López Rueda se preguntaba: «¿Quién del liberalismo defiende las cuotas?», dando por supuesto que la respuesta es «nadie». Ahora podríamos vapulear a López Rueda con un erudito artículo para mostrar que la defensa de las cuotas está en el corazón del liberalismo contemporáneo (piénsese solo en la defensa liberal de la llamada discriminación positiva, que las más de las veces conlleva la aplicación de cuotas, por ejemplo para mujeres, afroamericanos o personas pertenecientes a otros grupos desfavorecidos). Pero hay una manera más fácil y menos onerosa para los lectores, que consiste en comprobar cómo las democracias liberales intervienen coactivamente en las relaciones inter privatos sin poner en peligro sus fundamentos.
Para este menester no es preciso ir muy lejos ni abordar un ámbito distinto del cinematográfico. En España, la imposición de cuotas de pantalla en la cinematografía es casi tan antigua como la misma democracia.

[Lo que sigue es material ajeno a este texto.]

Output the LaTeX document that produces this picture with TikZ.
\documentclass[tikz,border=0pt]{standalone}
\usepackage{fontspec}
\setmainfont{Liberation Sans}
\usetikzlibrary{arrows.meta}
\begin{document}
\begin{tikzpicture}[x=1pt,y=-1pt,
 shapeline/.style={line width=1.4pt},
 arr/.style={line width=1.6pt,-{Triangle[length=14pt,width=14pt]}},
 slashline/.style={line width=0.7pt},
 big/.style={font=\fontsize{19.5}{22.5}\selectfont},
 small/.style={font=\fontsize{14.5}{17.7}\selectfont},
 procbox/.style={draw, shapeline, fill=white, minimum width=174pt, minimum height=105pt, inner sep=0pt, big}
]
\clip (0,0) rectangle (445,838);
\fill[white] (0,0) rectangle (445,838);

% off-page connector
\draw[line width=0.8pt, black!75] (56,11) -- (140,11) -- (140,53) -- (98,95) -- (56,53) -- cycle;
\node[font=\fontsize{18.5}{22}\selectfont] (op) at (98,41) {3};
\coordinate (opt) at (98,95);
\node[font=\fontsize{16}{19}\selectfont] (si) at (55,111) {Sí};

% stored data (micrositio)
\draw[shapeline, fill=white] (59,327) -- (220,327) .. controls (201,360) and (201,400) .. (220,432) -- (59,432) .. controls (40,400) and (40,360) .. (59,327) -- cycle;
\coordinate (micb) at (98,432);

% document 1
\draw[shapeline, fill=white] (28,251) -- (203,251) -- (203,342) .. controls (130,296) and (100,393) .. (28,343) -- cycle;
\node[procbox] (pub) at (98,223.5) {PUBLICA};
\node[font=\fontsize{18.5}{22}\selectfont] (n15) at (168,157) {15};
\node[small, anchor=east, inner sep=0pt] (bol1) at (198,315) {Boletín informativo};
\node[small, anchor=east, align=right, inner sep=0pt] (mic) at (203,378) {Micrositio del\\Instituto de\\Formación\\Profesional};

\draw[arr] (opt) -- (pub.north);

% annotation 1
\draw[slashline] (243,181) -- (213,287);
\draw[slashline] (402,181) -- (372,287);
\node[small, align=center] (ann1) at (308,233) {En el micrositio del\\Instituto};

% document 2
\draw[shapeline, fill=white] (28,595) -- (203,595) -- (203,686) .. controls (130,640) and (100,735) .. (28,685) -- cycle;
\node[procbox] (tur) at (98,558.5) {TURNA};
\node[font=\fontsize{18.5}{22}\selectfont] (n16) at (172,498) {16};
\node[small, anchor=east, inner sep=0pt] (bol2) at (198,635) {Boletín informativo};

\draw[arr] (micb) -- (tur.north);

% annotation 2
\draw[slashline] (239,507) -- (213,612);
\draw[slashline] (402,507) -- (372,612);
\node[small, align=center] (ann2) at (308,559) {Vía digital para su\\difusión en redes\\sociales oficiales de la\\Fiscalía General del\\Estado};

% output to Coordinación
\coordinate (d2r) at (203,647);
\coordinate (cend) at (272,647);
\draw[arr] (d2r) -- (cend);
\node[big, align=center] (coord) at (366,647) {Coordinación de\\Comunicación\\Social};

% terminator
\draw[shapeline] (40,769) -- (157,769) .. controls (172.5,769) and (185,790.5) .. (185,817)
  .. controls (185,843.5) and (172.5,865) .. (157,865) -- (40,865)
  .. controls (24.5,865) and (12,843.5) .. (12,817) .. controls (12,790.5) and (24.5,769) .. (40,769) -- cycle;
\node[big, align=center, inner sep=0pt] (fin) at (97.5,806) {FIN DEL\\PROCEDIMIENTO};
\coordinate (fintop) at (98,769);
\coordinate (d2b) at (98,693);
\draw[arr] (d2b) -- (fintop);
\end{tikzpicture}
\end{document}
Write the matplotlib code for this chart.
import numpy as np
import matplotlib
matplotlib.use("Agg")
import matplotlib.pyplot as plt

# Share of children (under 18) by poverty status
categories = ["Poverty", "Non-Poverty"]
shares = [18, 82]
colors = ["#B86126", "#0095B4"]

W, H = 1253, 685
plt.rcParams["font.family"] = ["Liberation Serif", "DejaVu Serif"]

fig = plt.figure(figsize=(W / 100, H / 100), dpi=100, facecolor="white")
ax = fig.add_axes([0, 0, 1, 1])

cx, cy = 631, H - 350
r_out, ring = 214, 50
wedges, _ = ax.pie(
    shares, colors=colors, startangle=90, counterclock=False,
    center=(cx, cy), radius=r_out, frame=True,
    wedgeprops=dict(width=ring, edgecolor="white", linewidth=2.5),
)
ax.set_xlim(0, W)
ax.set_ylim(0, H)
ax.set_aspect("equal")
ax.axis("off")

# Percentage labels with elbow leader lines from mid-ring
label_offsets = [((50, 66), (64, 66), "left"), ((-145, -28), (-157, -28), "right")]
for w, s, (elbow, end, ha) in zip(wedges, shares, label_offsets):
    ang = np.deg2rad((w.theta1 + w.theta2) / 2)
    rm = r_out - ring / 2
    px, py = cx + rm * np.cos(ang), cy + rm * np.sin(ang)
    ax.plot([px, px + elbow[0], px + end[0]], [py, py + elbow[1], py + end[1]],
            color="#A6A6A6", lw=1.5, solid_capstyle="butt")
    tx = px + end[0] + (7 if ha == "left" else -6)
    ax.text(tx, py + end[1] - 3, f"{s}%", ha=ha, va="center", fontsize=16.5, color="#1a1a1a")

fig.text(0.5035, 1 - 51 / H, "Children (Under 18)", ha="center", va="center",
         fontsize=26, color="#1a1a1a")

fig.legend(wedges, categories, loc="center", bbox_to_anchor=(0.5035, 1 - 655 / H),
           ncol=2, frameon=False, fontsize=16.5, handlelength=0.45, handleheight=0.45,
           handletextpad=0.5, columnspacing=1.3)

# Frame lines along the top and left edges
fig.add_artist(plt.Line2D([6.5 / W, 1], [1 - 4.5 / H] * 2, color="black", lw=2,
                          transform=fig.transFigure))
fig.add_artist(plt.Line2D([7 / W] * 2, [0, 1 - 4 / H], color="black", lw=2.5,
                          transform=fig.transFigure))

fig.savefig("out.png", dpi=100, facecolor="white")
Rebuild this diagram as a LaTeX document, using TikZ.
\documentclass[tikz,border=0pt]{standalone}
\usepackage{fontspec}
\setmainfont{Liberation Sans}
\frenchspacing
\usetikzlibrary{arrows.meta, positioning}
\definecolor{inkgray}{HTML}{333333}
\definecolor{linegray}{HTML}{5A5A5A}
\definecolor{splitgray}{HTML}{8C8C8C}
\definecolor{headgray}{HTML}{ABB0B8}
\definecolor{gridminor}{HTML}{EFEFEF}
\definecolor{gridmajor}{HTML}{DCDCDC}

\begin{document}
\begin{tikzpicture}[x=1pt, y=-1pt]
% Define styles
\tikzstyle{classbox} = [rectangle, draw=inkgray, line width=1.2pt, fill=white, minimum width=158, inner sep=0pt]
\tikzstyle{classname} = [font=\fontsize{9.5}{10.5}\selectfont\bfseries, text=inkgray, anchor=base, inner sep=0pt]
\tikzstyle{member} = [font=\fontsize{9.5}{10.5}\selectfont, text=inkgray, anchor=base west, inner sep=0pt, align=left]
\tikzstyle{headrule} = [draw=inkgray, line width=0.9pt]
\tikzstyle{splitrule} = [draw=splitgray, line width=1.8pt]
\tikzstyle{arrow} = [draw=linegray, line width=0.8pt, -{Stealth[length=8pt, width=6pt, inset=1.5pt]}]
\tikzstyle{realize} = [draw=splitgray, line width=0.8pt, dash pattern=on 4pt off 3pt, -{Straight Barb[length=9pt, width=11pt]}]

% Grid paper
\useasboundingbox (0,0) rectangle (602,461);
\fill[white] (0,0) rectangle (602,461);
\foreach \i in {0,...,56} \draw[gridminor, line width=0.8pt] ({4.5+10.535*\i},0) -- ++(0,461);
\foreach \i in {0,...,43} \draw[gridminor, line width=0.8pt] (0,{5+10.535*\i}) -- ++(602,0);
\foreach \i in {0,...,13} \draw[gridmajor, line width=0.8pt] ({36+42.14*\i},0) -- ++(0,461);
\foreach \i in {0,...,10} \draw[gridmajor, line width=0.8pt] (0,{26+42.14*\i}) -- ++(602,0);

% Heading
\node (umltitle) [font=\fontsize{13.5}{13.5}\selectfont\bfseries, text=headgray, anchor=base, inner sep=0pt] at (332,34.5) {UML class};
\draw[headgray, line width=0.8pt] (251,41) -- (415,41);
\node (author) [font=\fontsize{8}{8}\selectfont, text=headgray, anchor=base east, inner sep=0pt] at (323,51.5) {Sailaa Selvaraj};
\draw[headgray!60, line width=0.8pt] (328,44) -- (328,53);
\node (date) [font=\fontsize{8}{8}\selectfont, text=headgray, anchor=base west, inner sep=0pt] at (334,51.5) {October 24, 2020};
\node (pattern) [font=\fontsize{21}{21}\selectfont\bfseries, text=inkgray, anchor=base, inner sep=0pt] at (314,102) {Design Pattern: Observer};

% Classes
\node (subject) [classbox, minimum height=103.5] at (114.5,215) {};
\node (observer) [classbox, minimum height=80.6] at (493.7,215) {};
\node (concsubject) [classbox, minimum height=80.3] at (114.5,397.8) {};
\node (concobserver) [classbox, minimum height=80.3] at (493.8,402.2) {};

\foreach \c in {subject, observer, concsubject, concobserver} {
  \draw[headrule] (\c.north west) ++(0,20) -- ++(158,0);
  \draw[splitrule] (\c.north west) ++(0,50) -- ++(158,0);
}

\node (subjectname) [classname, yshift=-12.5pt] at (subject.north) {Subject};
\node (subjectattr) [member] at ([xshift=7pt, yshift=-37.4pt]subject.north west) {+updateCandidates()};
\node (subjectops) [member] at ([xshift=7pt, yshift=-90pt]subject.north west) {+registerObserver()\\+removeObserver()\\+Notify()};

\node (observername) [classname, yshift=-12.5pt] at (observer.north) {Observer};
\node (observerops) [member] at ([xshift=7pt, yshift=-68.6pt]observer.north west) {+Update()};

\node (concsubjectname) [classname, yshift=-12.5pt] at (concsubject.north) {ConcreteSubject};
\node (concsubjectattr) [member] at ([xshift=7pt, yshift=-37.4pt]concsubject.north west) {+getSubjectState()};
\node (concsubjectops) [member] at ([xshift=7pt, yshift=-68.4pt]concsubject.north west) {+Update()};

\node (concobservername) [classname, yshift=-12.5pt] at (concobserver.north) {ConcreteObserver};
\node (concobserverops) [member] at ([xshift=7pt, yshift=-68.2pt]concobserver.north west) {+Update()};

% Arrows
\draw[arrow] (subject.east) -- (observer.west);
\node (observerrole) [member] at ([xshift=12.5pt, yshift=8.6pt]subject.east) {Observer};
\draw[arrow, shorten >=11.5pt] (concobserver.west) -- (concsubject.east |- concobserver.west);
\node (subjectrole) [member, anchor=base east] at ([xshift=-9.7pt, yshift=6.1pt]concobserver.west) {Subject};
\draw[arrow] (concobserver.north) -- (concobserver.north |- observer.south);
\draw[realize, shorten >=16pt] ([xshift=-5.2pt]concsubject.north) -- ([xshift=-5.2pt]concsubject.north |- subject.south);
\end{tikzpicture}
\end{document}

En tiempos de Adolfo Suárez se aprobó la ley 3/1980, de regulación de cuotas de pantalla y distribución cinematográfica, que obligaba a los exhibidores a programar un 25% de películas españolas. En tiempos de Felipe González (PSOE), se aprobó la ley 17/1994, de protección y fomento de la cinematografía, que equiparó las películas españolas con las de la UE a efectos de la cuota.

En tiempos de José M. Aznar se aprobó la ley 15/2001, de fomento y promoción de la cinematografía y el sector audiovisual, que mantuvo en su literalidad la cuota de pantalla (y también impuso a las televisiones la superintervencionista obligación de destinar un 5% de sus beneficios a la producción cinematográfica). Y en tiempos de José Luis Rodríguez Zapatero se aprobó la ley 55/2007, del cine, que perpetúa la obligación para las empresas exhibidoras de programar al menos el 25% del total de las sesiones con obras cinematográficas comunitarias, cuyo incumplimiento supone una infracción muy grave penalizada con multas de hasta 75.000 euros.
Pero no es solo que todos los gobiernos españoles de la democracia, independientemente de su color, hayan impuesto cuotas a las empresas cinematográficas, sino que la técnica de la cuota ha sido validada por la cúspide del poder judicial español. Según el Tribunal Supremo, el sistema de cuotas en la exhibición de películas se enmarca en la facultad de los poderes públicos de intervenir en los distintos sectores de la economía, característica del moderno Estado social de derecho, no desfigura las líneas esenciales en que se basa un sistema de economía de mercado y, por tanto, no puede decirse que vulnere la libertad de empresa garantizada por la Constitución española.
Naturalmente, que sea filosóficamente y constitucionalmente legítimo imponer cuotas para películas dobladas o subtituladas en catalán no significa que la iniciativa del conseller Joan Manuel Tresserras esté exenta de cualquier reproche. Para empezar, la opción por el pulso legislativo con las empresas cinematográficas pone en evidencia la ausencia de un foro de concertación de la política lingüística. (Un papel que podría desempeñar el Consell Social de la Llengua Catalana, si el president José Montilla no hubiera decidido enterrarlo en vida.) En la misma línea, se pone de relieve la inoperancia de la Secretaria de Política Lingüística, que, en lugar de tejer consensos en torno al catalán, se dedica a nadie sabe exactamente qué.

En segundo lugar, es necesario preguntarse por qué se ha llevado al Parlament un sistema de cuotas que no está en el documento programático del tripartito (allí se habla nada más de «ampliar el número de copias de películas dobladas al catalán») ni en su actualización de abril del 2009 (donde el cine no aparece entre las prioridades políticas hasta el fin de la legislatura), y que corre el peligro de naufragar, no tanto por la oposición de los empresarios (también se opusieron a la cuota de pantalla y bien que la cumplen) como por la peligrosa coincidencia de la descomposición del tripartito y la proximidad de las elecciones.

Albert Branchadell, profesor de la Facultad de Traducción e Interpretación de la UAB.